Apply Knowledge of Students to Engage Them:
You learn a great deal about people through their writing. As an English teacher, I am fortunate enough to have almost daily insights into the perspectives of my students. However, beyond frequent personal narrative assignments and notebook entries, I have made a regular habit of asking my students to answer a "Question of the Day." These questions are centered around community-building. By asking non-content related questions, I not only help students relax into open and convivial dialogue with their classmates, but also learn a great deal about their personalities, interests, values, opinions, and lives beyond the walls of my classroom. I use this knowledge to craft lessons and activities that help ELA learning feel personally relevant to each student.
Maintain Ongoing Communication with Students and Families:
Part of educating whole people means maintaining clear communication in and outside of the classroom, and connecting to students' surrounding communities. Students flourish when their families take a vested interest in their learning, and this interest comes when families feel involved, informed, and valued. In addition to Back to School Night connections and the Letter of Introduction sent home at the beginning of each term, I actively reach out to parents via email, phone call, and Parent Square. This can be seen in this Parent Contact Log, which chronicles my interactions with parents of my English 10 students over the course of my student-teaching semester. Through this practice, I learned just how powerful a positive phone call or email home can be; both as a tool to reinforce positive behaviors/attitudes in the classroom AND foster a deeper sense of belonging for parents and students alike.
Connect subject matter to real-life & provide active learning experiences:
At the beginning of the semester, I asked students to brainstorm as many topics of interest as they could think of. We collaborated to create this poster, listing possible topics students could choose to write about in their Friday Free-Write Notebook entries. Each week during this free-write time, I would give students the option of exploring 1-2 topics from this list, as long as they wrote continuously for the allotted time. In this way, I helped them connect the skill of writing for periods, to real-world topics that they are eager to explore.

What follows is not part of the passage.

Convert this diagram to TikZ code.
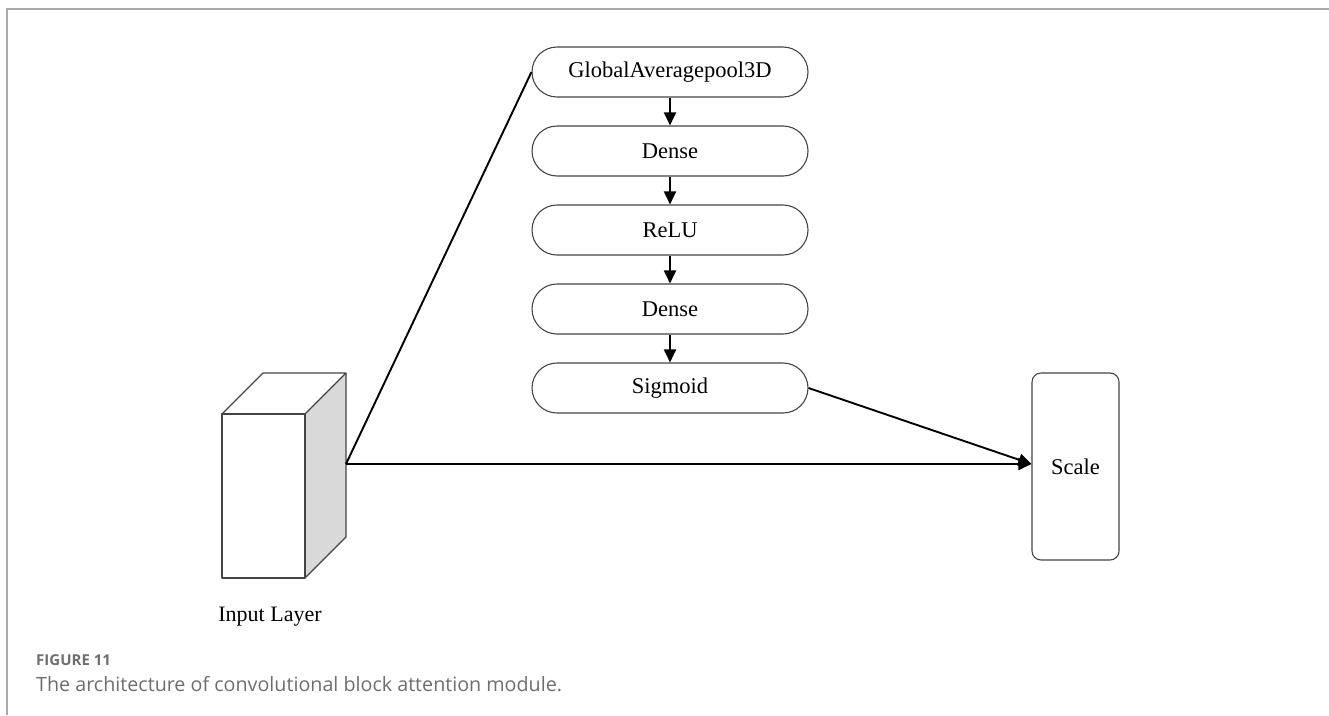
\documentclass[tikz,border=0pt]{standalone}
\usepackage{fontspec}
\setmainfont{Liberation Serif}
\newfontfamily\capfont{Open Sans}
\usetikzlibrary{arrows.meta,calc}
\definecolor{framegray}{HTML}{AAAAAA}
\definecolor{capgray}{HTML}{6E6E6E}
\definecolor{sidegray}{HTML}{D9D9D9}
\definecolor{edgegray}{HTML}{444444}
\begin{document}
\begin{tikzpicture}[x=1pt,y=-1pt,
  layerbox/.style={draw=edgegray,line width=1.1pt,rounded corners=25pt,minimum width=276pt,minimum height=50pt,inner sep=0pt,font=\fontsize{22.5}{26}\selectfont},
  conn/.style={draw=black,line width=1.9pt},
  arr/.style={conn,-{Triangle[length=13pt,width=12pt]}},
  cubeedge/.style={draw=edgegray,line width=1.1pt}]
\useasboundingbox (0,0) rectangle (1329,715);
% frame
\draw[framegray,line width=2pt] (7,715) -- (7,9) -- (1329,9);
% boxes
\node[layerbox] (gap) at (670,72) {GlobalAveragepool3D};
\node[layerbox] (d1) at (670,151) {Dense};
\node[layerbox] (relu) at (670,230) {ReLU};
\node[layerbox] (d2) at (670,309) {Dense};
\node[layerbox] (sig) at (670,388) {Sigmoid};
\node[draw=edgegray,line width=1.1pt,rounded corners=9pt,minimum width=87pt,minimum height=187pt,inner sep=0pt,font=\fontsize{22.5}{26}\selectfont] (scale) at (1075.5,466.5) {Scale};
% cube
\fill[sidegray] (305,414) -- (346,373) -- (346,537) -- (305,578) -- cycle;
\draw[cubeedge,line join=round] (222,414) rectangle (305,578);
\draw[cubeedge,line join=round] (222,414) -- (263,373) -- (346,373) -- (305,414);
\draw[cubeedge,line join=round] (346,373) -- (346,537) -- (305,578);
\coordinate (cubeout) at (346,464);
\node[font=\fontsize{22}{26}\selectfont] (inlabel) at (270,617) {Input Layer};
% connectors
\draw[arr] (gap) -- (d1);
\draw[arr] (d1) -- (relu);
\draw[arr] (relu) -- (d2);
\draw[arr] (d2) -- (sig);
\draw[conn] (cubeout) -- (gap.west);
\draw[arr] (cubeout) -- (scale.west |- cubeout);
\draw[arr] (sig.east) -- (scale.west |- cubeout);
% caption
\node[anchor=west,text=capgray,font=\capfont\bfseries\fontsize{15}{18}\selectfont,inner sep=0pt] (fig) at (36,660) {FIGURE 11};
\node[anchor=west,text=capgray,font=\capfont\fontsize{19.7}{23}\selectfont,inner sep=0pt] (cap) at (36,684) {The architecture of convolutional block attention module.};
\end{tikzpicture}
\end{document}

“Anything less than a conscious commitment to the important is an unconscious commitment to the unimportant.”
― Steven Covey
Here, you can see an activity I led during our Lord of the Flies unit. By incorporating a high-interest visual arts activity (TPE 1.7) with a "Beastie"-themed descriptive writing challenge, I help students engage with the content material and exercise key creative writing skills they will develop in subsequent units. The more descriptive and precise a student's prose, the more vivid and accurate their teammate's drawings.